Apuron appears seated among cardinals and bishops on the stage holding a cane, in a video posted by Vatican News. Father Edivaldo Da Silva-Oliviera, who is listed as a priest "on mission" from the Archdiocese of Agana, was seated next to Apuron as they listened to Pope Francis deliver an address to the crowd.

The event celebrated the Neocatechumenal Way, one of the Catholic Church's biggest and most contentious missionary movements.

Pope Francis, in his May 5 message, urged the Neocatechumenal Way not to impose pre-established models or have fixed mindsets or theories.

During his address, the pope urged the movement to respect different cultures and not try to conquer souls as it spreads the faith around the world, according to the Vatican News.

"We go forward together, without isolating ourselves or imposing our own pace, united as a church, with pastors and all our brothers," Pope Francis told the crowd. "(Jesus) does not say: conquer, occupy, but rather 'make disciples,' that is, share with the others the gift you have received."

Guilty verdict against Apuron

In March, a Vatican tribunal returned a guilty verdict and found Apuron guilty of certain, unspecified allegations.

He appealed the guilty verdict by the Congregation for the Doctrine of the Faith. Apuron has maintained he is innocent and has said he's relieved that the tribunal dismissed the majority of the accusations against him. He said he looks forward to proving his innocence in the appeals process.

The appeal, if accepted by the Vatican, could put a stop to the imposed penalties that would have stripped Apuron of his title and banished him from Guam.

The Vatican did not specify which accusations they found Apuron guilty of, only confirming he was found guilty of "certain" of the accusations.

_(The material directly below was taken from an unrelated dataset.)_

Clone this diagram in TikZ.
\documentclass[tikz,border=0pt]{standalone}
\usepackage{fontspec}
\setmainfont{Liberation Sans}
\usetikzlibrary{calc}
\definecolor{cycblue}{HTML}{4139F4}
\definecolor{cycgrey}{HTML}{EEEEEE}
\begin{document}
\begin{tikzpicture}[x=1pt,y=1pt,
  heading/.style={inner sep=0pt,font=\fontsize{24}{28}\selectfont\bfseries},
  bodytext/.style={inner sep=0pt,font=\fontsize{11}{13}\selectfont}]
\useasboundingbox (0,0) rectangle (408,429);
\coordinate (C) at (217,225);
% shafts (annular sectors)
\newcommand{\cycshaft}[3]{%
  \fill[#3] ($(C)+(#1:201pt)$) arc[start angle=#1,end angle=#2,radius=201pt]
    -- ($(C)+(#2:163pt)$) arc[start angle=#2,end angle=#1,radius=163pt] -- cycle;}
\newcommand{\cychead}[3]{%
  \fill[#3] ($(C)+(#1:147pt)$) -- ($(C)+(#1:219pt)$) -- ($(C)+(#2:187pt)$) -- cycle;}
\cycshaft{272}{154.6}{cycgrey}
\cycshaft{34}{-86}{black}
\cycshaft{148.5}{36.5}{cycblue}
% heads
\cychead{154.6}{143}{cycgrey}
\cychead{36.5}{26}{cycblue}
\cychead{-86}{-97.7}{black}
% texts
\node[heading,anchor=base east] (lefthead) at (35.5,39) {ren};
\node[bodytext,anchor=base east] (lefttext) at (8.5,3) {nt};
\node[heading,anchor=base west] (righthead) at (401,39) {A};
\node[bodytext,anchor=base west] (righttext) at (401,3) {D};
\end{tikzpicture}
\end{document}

Allegations of child sex abuse

Apuron left the island in 2016 after child molestation charges against him surfaced. He's accused of sexually assaulting four altar boys when he was a priest at Our Lady of Mount Carmel Church in Agat. A fifth victim, Apuron's nephew, Mark Apuron, more recently came forward and accused his uncle of raping him in the Chancery bathroom in 1989 or 1990 when he was a teen, Post files state.

Local blogger Tim Rohr said he believed Apuron's attendance at the Neocatechumenal Way event is "evidence" that the former archbishop made a deal with the NCW to "take care of him."

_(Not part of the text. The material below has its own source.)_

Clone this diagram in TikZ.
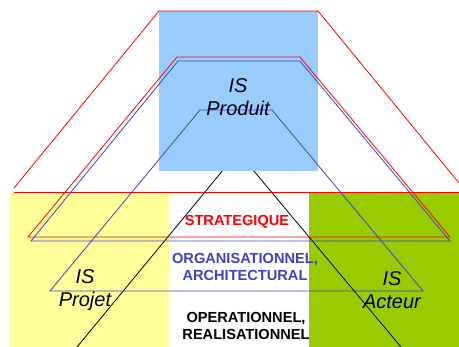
\documentclass[tikz,border=0pt]{standalone}
\usepackage{fontspec}
\setmainfont{Liberation Sans}
\definecolor{produit}{HTML}{99CCFF}
\definecolor{projet}{HTML}{FFFF99}
\definecolor{acteur}{HTML}{99CC00}
\definecolor{bleu}{HTML}{4040CC}
\tikzset{
  niveau/.style={font=\bfseries\fontsize{14.6}{17}\selectfont, align=center, inner sep=0pt},
  systeme/.style={font=\itshape\fontsize{20}{23}\selectfont, align=center, inner sep=0pt},
  trait/.style={line width=0.8pt}
}
\begin{document}
\begin{tikzpicture}[x=1pt, y=-1pt]
  \useasboundingbox (0,0) rectangle (459,347);
  \fill[projet] (10,192) rectangle (169,347);
  \fill[acteur] (309,192) rectangle (459,347);
  \draw[trait, black] (77,347) -- (238,152) -- (401,347);
  \fill[produit] (159,11) rectangle (318,171);
  \draw[trait, red] (14,188) -- (159,11) -- (318,11) -- (459,183);
  \draw[trait, red] (14,192) -- (459,192);
  \draw[trait, red] (28,237) -- (177,57) -- (300,57) -- (450,237) -- cycle;
  \draw[trait, bleu] (31,241) -- (178,61) -- (300,61) -- (450,241) -- cycle;
  \draw[trait, bleu] (50,291) -- (200,110) -- (272,110) -- (423,291) -- cycle;
  \node[systeme] (produit) at (238,97) {IS\\Produit};
  \node[systeme] (projet) at (85,290) {IS\\Projet};
  \node[systeme] (acteur) at (392,290) {IS\\Acteur};
  \node[niveau, red] (strategique) at (237,222) {STRATEGIQUE};
  \node[niveau, bleu] (organisationnel) at (245,267) {ORGANISATIONNEL,\\ARCHITECTURAL};
  \node[niveau, black] (operationnel) at (246,326) {OPERATIONNEL,\\REALISATIONNEL};
\end{tikzpicture}
\end{document}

Archbishop Michael Byrnes halted the formation of new Neocatechumenal Way communities across the island in March 2017, saying the pause was necessary to review the Catechetical Directory of the NCW and to ensure that catechists are sufficiently formed and certified for their important role.

Byrnes, at the time of imposing the pause, acknowledged the many appeals from a significant number of the faithful about the way the Eucharist is celebrated by the NCW.

It's unclear if Byrnes has lifted the halting of the communities.

Yona property

Apuron had come under fire by Rohr and the Concerned Catholics of Guam for secretly deeding the Yona seminary property to leaders of the NCW and refusing to comply with the Holy See's instructions to rescind and annul the deed.

The property was later returned to the archdiocese and is going to be put up for sale in an effort to help the archdiocese raise money for the settlement of more than 150 child sexual abuse lawsuits.